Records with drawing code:
____________________
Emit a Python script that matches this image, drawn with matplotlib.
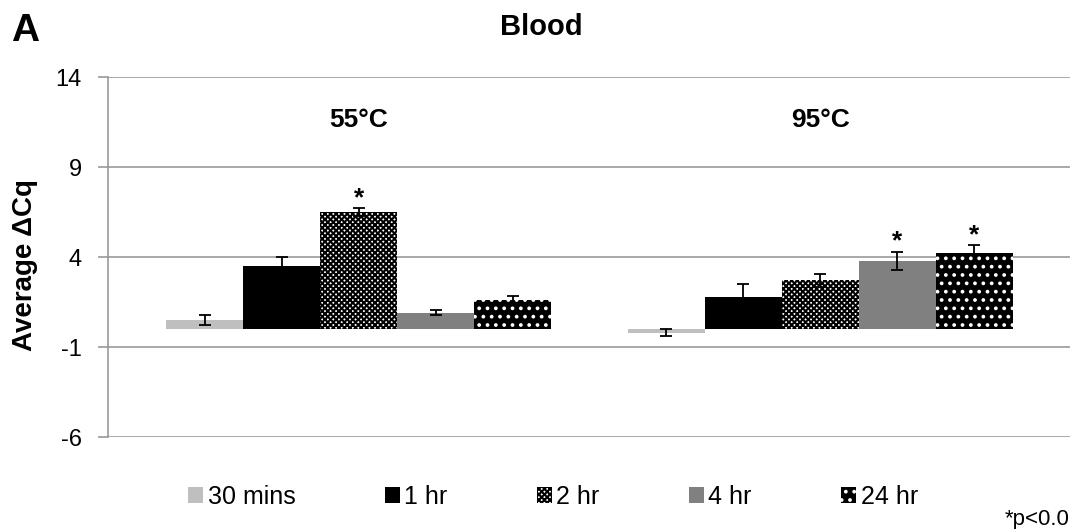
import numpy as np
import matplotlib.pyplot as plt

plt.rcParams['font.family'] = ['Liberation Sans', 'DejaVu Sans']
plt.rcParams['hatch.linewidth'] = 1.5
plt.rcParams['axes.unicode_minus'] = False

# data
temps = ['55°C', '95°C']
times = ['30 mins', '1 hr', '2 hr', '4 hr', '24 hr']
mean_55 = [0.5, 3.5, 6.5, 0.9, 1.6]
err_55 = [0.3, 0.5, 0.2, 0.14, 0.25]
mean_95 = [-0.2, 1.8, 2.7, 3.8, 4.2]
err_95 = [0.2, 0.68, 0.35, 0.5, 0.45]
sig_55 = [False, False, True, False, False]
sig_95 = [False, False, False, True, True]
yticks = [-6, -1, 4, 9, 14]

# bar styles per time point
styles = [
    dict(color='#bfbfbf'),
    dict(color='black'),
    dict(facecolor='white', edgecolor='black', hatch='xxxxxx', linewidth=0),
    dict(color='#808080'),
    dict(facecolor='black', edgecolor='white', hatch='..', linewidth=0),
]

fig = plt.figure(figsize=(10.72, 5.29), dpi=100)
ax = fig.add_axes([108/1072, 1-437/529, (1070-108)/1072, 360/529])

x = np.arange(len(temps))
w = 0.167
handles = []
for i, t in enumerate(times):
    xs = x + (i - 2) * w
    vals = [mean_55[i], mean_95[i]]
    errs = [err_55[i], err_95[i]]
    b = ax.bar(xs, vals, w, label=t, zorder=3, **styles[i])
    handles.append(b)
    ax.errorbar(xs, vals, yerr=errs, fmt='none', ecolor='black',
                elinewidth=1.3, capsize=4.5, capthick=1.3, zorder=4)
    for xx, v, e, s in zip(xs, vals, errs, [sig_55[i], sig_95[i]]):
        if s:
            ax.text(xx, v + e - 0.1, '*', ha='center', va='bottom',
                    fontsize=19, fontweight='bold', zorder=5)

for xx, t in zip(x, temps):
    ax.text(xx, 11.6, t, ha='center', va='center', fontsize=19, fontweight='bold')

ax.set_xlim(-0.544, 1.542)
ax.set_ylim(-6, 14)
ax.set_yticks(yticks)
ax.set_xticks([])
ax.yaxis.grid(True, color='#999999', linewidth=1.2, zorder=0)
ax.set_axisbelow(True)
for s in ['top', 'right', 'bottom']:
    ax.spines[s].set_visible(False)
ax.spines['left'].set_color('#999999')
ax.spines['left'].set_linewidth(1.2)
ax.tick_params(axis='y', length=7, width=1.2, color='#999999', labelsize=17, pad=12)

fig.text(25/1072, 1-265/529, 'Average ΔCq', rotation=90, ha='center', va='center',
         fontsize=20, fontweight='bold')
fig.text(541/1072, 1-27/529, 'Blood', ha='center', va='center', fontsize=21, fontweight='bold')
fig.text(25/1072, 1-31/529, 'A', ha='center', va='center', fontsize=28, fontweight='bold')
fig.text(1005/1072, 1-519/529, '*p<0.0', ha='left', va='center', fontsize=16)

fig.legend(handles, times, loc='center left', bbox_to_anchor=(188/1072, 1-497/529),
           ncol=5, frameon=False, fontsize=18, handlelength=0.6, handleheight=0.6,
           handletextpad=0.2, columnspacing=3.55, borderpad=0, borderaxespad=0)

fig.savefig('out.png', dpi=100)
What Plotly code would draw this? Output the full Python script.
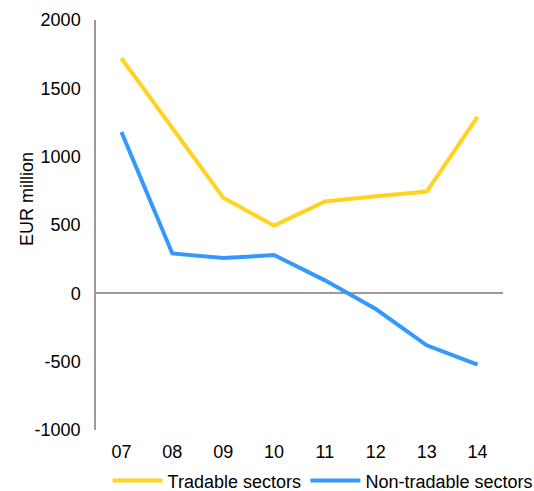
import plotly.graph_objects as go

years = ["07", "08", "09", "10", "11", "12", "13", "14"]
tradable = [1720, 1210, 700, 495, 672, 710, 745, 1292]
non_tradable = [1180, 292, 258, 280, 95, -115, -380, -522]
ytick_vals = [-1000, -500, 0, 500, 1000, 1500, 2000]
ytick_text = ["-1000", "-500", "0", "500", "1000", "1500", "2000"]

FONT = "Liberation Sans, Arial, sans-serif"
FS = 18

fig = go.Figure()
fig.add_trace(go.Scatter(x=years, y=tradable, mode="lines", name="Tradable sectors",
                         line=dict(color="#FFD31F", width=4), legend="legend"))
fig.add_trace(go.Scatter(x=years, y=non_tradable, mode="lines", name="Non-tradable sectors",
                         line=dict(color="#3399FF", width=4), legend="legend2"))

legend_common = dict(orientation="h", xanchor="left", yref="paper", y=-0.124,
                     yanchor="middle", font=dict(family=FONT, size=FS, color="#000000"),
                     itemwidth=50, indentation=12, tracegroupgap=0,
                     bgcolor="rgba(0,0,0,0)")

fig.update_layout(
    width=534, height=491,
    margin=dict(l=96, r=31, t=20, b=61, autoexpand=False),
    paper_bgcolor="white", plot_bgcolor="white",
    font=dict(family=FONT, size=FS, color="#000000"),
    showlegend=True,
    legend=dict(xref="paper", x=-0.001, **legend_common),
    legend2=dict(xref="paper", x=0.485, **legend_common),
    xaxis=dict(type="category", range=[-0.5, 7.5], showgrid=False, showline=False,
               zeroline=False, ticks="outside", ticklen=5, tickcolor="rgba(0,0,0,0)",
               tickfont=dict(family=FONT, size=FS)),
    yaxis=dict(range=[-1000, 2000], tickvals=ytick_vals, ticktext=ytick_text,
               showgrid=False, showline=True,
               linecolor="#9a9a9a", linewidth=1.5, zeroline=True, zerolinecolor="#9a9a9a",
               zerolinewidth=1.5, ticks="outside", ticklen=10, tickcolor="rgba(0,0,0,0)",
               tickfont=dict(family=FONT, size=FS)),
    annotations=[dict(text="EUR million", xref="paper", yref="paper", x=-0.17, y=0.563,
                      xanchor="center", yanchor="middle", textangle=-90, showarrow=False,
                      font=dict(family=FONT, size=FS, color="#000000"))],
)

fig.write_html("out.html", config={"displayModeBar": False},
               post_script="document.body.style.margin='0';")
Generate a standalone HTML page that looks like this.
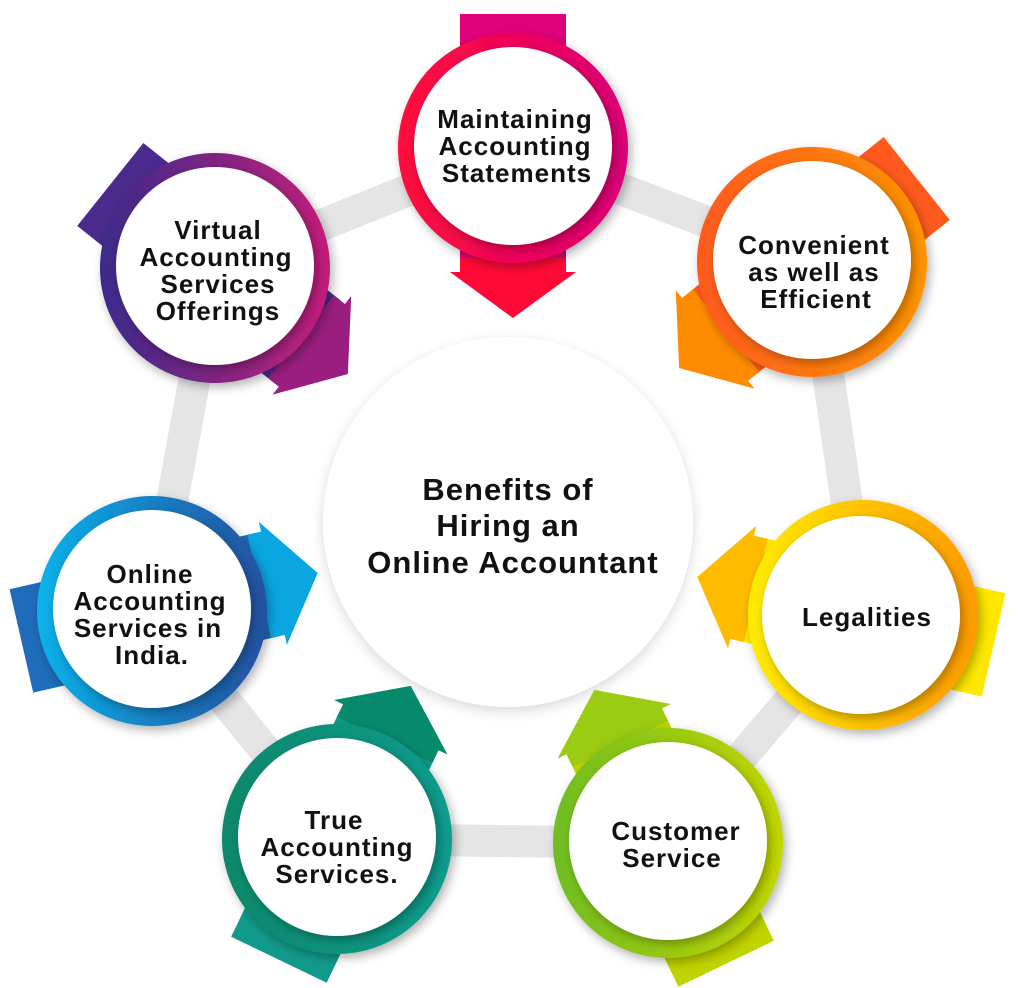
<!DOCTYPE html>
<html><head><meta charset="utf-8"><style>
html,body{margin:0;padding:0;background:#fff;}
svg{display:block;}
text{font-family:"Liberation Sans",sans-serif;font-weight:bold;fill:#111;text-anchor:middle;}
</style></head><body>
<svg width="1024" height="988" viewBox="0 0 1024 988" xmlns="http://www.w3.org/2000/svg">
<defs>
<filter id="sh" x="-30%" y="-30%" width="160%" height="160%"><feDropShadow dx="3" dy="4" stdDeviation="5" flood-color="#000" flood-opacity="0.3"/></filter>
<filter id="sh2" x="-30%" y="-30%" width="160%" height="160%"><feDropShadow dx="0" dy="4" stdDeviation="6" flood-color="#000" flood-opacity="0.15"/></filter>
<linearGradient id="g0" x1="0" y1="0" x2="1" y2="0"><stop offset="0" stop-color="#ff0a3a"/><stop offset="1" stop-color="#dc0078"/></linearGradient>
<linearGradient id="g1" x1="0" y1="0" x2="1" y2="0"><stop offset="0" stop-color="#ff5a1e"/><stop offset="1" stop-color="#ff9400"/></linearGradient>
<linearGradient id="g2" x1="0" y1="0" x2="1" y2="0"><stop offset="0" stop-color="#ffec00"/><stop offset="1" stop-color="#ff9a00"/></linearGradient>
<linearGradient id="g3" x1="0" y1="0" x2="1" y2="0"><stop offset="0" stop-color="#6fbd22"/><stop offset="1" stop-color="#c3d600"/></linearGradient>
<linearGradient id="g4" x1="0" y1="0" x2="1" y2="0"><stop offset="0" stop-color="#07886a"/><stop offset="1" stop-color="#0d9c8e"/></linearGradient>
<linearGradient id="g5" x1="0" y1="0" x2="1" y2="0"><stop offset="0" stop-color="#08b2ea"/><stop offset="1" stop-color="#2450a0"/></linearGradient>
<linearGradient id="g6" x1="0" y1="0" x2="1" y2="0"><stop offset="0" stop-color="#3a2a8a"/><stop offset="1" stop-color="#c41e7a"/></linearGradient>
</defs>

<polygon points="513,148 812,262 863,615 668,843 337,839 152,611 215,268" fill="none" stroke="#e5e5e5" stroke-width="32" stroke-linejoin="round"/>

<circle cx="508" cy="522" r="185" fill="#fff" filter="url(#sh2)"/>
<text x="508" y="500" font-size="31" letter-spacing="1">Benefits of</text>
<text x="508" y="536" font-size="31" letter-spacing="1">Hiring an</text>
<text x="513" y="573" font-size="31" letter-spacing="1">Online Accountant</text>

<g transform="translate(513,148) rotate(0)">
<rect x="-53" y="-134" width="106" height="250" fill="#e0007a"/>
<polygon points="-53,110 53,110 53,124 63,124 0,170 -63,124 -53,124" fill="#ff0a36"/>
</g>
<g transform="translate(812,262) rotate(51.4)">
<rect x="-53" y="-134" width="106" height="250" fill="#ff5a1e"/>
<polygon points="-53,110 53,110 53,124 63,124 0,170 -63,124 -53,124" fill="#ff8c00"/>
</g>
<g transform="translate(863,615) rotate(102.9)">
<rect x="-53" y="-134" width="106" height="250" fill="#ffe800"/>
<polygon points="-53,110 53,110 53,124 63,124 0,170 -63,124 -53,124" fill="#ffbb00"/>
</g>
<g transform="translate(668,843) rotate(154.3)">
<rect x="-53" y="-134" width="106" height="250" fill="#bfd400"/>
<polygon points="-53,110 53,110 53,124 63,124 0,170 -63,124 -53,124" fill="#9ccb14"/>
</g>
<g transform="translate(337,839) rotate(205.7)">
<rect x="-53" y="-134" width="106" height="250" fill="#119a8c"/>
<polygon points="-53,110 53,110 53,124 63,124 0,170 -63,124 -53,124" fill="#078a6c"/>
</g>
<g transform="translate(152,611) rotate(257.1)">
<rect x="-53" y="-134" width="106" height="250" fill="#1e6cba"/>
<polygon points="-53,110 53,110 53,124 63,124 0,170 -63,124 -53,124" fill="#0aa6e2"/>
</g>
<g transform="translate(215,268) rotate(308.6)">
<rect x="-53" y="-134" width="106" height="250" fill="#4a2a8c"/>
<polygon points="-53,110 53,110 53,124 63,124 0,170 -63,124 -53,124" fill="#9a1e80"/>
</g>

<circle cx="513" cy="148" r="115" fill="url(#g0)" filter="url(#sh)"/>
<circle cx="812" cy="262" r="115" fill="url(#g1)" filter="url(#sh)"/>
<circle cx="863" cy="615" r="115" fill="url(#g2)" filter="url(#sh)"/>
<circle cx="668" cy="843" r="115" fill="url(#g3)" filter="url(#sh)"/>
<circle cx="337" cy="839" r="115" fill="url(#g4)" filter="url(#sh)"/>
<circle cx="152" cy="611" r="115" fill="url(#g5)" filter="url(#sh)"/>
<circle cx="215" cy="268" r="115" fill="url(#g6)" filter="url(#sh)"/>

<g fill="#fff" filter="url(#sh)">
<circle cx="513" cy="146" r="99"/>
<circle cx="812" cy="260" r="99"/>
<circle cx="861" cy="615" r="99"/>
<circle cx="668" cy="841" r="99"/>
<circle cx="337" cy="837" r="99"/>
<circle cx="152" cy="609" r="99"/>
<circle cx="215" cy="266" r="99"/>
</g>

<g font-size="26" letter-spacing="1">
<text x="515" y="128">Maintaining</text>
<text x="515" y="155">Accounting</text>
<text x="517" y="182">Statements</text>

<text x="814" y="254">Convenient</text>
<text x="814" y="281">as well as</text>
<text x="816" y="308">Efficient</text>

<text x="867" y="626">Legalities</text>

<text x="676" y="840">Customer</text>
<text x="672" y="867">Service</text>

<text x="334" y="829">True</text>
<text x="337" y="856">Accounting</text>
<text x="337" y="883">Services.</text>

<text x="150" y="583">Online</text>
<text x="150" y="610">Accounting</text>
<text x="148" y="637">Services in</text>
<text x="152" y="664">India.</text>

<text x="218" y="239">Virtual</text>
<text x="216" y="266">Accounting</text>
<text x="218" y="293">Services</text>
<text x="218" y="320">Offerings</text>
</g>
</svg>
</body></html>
____________________
EXERCISE INSTRUCTIONS:
From the first line above down to the line with "yticks = [-6, -1, 4, 9, 14]", reproduce every line and no others, omitting pictures.

EXPECTED ANSWER:
Emit a Python script that matches this image, drawn with matplotlib.
import numpy as np
import matplotlib.pyplot as plt

plt.rcParams['font.family'] = ['Liberation Sans', 'DejaVu Sans']
plt.rcParams['hatch.linewidth'] = 1.5
plt.rcParams['axes.unicode_minus'] = False

# data
temps = ['55°C', '95°C']
times = ['30 mins', '1 hr', '2 hr', '4 hr', '24 hr']
mean_55 = [0.5, 3.5, 6.5, 0.9, 1.6]
err_55 = [0.3, 0.5, 0.2, 0.14, 0.25]
mean_95 = [-0.2, 1.8, 2.7, 3.8, 4.2]
err_95 = [0.2, 0.68, 0.35, 0.5, 0.45]
sig_55 = [False, False, True, False, False]
sig_95 = [False, False, False, True, True]
yticks = [-6, -1, 4, 9, 14]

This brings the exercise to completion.